Levenson’s luck has taken him through various permutations in life. The 6-foot-6 native of Wichita Falls, Texas, has seen a lot of this country — from the curious to the commonplace. He did a stint as a Fuller Brush salesman and studied electrical engineering at Brown University. He has lectured at Harvard University, and his work can be found in several prominent and permanent collections, including the National Gallery in Canada.
In later life, he appeared on The Oprah Winfrey Show and in The New York Times as the inventor of the “TV Allowance,” a device that shuts down a television set once it reaches a preset limit of viewing hours.

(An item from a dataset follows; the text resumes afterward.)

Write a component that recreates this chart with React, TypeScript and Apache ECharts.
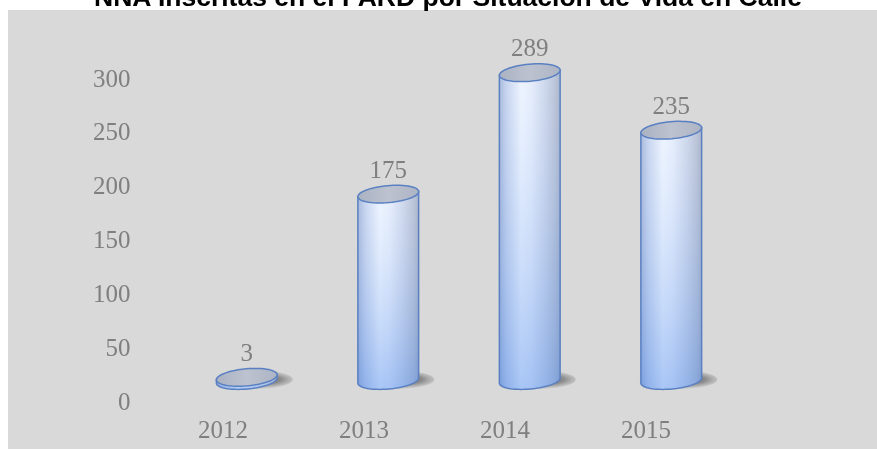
import React, { useEffect, useRef } from "react";
import * as echarts from "echarts";

const titleText = "NNA Inscritas en el PARD por Situación de Vida en Calle";
const years = ["2012", "2013", "2014", "2015"];
const counts = [3, 175, 289, 235];
const yMin = 0;
const yMax = 300;
const yStep = 50;

const TILT = 0.09;

function tiltPt(cx: number, cy: number, rx: number, ry: number, t: number) {
  const x = rx * Math.cos(t);
  const y = ry * Math.sin(t);
  const c = Math.cos(TILT);
  const s = Math.sin(TILT);
  return [cx + x * c + y * s, cy - x * s + y * c];
}

const CylBody = (echarts.graphic as any).extendShape({
  type: "cylBody",
  shape: { cx: 0, top: 0, base: 0, rx: 0, ry: 0 },
  buildPath(ctx: any, sh: any) {
    const n = 40;
    const tl = tiltPt(sh.cx, sh.top, sh.rx, sh.ry, Math.PI);
    ctx.moveTo(tl[0], tl[1]);
    for (let k = 0; k <= n; k++) {
      const t = Math.PI - (Math.PI * k) / n;
      const p = tiltPt(sh.cx, sh.base, sh.rx, sh.ry, t);
      ctx.lineTo(p[0], p[1]);
    }
    const tr = tiltPt(sh.cx, sh.top, sh.rx, sh.ry, 0);
    ctx.lineTo(tr[0], tr[1]);
    ctx.closePath();
  },
});
(echarts.graphic as any).registerShape("cylBody", CylBody);

const TiltEllipse = (echarts.graphic as any).extendShape({
  type: "tiltEllipse",
  shape: { cx: 0, cy: 0, rx: 0, ry: 0 },
  buildPath(ctx: any, sh: any) {
    const n = 60;
    for (let k = 0; k <= n; k++) {
      const t = (2 * Math.PI * k) / n;
      const p = tiltPt(sh.cx, sh.cy, sh.rx, sh.ry, t);
      if (k === 0) ctx.moveTo(p[0], p[1]);
      else ctx.lineTo(p[0], p[1]);
    }
    ctx.closePath();
  },
});
(echarts.graphic as any).registerShape("tiltEllipse", TiltEllipse);

const labelFont = '"Liberation Serif", "Times New Roman", serif';
const labelColor = "#7f7f7f";
const edgeColor = "#5a80c2";

function renderCylinder(params: any, api: any) {
  const i = api.value(0);
  const v = api.value(1);
  const top = api.coord([i, v]);
  const bot = api.coord([i, 0]);
  const cx = top[0];
  const rx = 30.5;
  const ry = 8.5;
  const bodyShape = { cx, top: top[1], base: bot[1], rx, ry };
  return {
    type: "group",
    children: [
      {
        type: "ellipse",
        shape: { cx: cx + 2, cy: bot[1] - 1, rx: 44, ry: 10 },
        style: {
          fill: new echarts.graphic.RadialGradient(0.6, 0.5, 0.5, [
            { offset: 0, color: "rgba(45,45,45,0.85)" },
            { offset: 0.55, color: "rgba(70,70,70,0.5)" },
            { offset: 1, color: "rgba(130,130,130,0)" },
          ]),
        },
      },
      {
        type: "cylBody",
        shape: bodyShape,
        style: {
          fill: new echarts.graphic.LinearGradient(0, 0, 1, 0, [
            { offset: 0, color: "#8ea3cf" },
            { offset: 0.12, color: "#b7c8ea" },
            { offset: 0.36, color: "#e8f1ff" },
            { offset: 0.52, color: "#dfe9fc" },
            { offset: 0.75, color: "#bfcce6" },
            { offset: 0.92, color: "#a5b1cb" },
            { offset: 1, color: "#909db8" },
          ]),
          stroke: "none",
        },
      },
      {
        type: "cylBody",
        shape: bodyShape,
        style: {
          fill: new echarts.graphic.LinearGradient(0, 0, 0, 1, [
            { offset: 0, color: "rgba(255,255,255,0.25)" },
            { offset: 1, color: "rgba(105,155,235,0.5)" },
          ]),
          stroke: "none",
        },
      },
      {
        type: "cylBody",
        shape: bodyShape,
        style: { fill: "none", stroke: edgeColor, lineWidth: 1.5 },
      },
      {
        type: "tiltEllipse",
        shape: { cx, cy: top[1], rx, ry },
        style: {
          fill: new echarts.graphic.LinearGradient(0, 0, 1, 0, [
            { offset: 0, color: "#aab2c3" },
            { offset: 0.5, color: "#bcc2cf" },
            { offset: 1, color: "#adb4c4" },
          ]),
          stroke: edgeColor,
          lineWidth: 1.5,
        },
      },
      {
        type: "text",
        x: cx,
        y: top[1] - 25,
        style: {
          text: String(v),
          fill: labelColor,
          font: `25px ${labelFont}`,
          align: "center",
          verticalAlign: "middle",
        },
      },
    ],
  };
}

export default function App() {
  const ref = useRef<HTMLDivElement>(null);
  useEffect(() => {
    if (!ref.current) return;
    const chart = echarts.init(ref.current, undefined, { renderer: "svg" });
    chart.setOption({
      animation: false,
      graphic: [
        {
          type: "rect",
          z: -10,
          shape: { x: 8, y: 10, width: 869, height: 439 },
          style: { fill: "#d9d9d9" },
          silent: true,
        },
        {
          type: "text",
          x: 448,
          y: -3.5,
          style: {
            text: titleText,
            font: 'bold 26.5px "Liberation Sans", Arial, sans-serif',
            fill: "#000000",
            align: "center",
            verticalAlign: "middle",
          },
        },
      ],
      grid: [
        { left: 152.5, width: 564, top: 78, height: 323, containLabel: false },
        { left: 176, width: 566, top: 61, height: 319.5, containLabel: false },
      ],
      xAxis: [
        {
          type: "category",
          gridIndex: 0,
          data: years,
          axisLine: { show: false },
          axisTick: { show: false },
          axisLabel: { color: labelColor, fontFamily: labelFont, fontSize: 25, margin: 16 },
        },
        {
          type: "category",
          gridIndex: 1,
          data: years,
          show: false,
        },
      ],
      yAxis: [
        {
          type: "value",
          gridIndex: 0,
          min: yMin,
          max: yMax,
          interval: yStep,
          axisLine: { show: false },
          axisTick: { show: false },
          splitLine: { show: false },
          axisLabel: { color: labelColor, fontFamily: labelFont, fontSize: 25, margin: 22 },
        },
        {
          type: "value",
          gridIndex: 1,
          min: yMin,
          max: yMax,
          interval: yStep,
          show: false,
        },
      ],
      series: [
        {
          type: "custom",
          xAxisIndex: 1,
          yAxisIndex: 1,
          clip: false,
          renderItem: renderCylinder,
          encode: { x: 0, y: 1 },
          data: counts.map((c, i) => [i, c]),
        },
      ],
    });
    return () => chart.dispose();
  }, []);
  return (
    <div
      ref={ref}
      style={{ position: "fixed", left: 0, top: 0, width: 877, height: 449 }}
    />
  );
}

He and his wife, Rustin — who worked as a painting conservator for the Metropolitan Museum of Art in New York and later went on to co-author with Andrea Kirsh the highly regarded book Seeing Through Paintings — have three children and sought to limit the amount of television watched at home.
Levenson studied photography at the Rhode Island School of Design after becoming interested in the subject while working in Alaska during the 1960s. For a decade he traveled with sideshow performers such as Penguin Boy, Lobster Man, Gorilla Girl and the Man with Two Faces. Shot during the same era when Diane Arbus became famous for photographing freaks, Levenson’s portraits appear more humane than exploitative. They also document a bygone era in American culture.
At one point Levenson was so taken with their lifestyle on the road that he contemplated joining them. He wanted to buy the Gorilla Girl Show, which starts off with a beautiful woman who suddenly transforms into a big, hairy ape before startled spectators who run out of the tent screaming when the beast breaks free of its cage.
He never did buy the gorilla act. Instead, he worked on his book with Gray, whom he met playing pickup basketball in Greenwich Village. Published by Aperture Press in 1982, In Search of the Monkey Girl chronicles Levenson’s adventures on the road and his attempts to persuade the naturally hirsute Monkey Girl to submit to a photo session. She never did sit for him.
On the last page of the book, Levenson points out his self-portrait memorialized in the shadows cast on the fairgrounds pavement.
In his latest photographs, Levenson shows he has mastered how to minimize his presence, even in the shadows. A close look at his photograph of the Ohio freight train reveals his muted presence amid the shadows cast by surrounding trees, but you have to know where to look.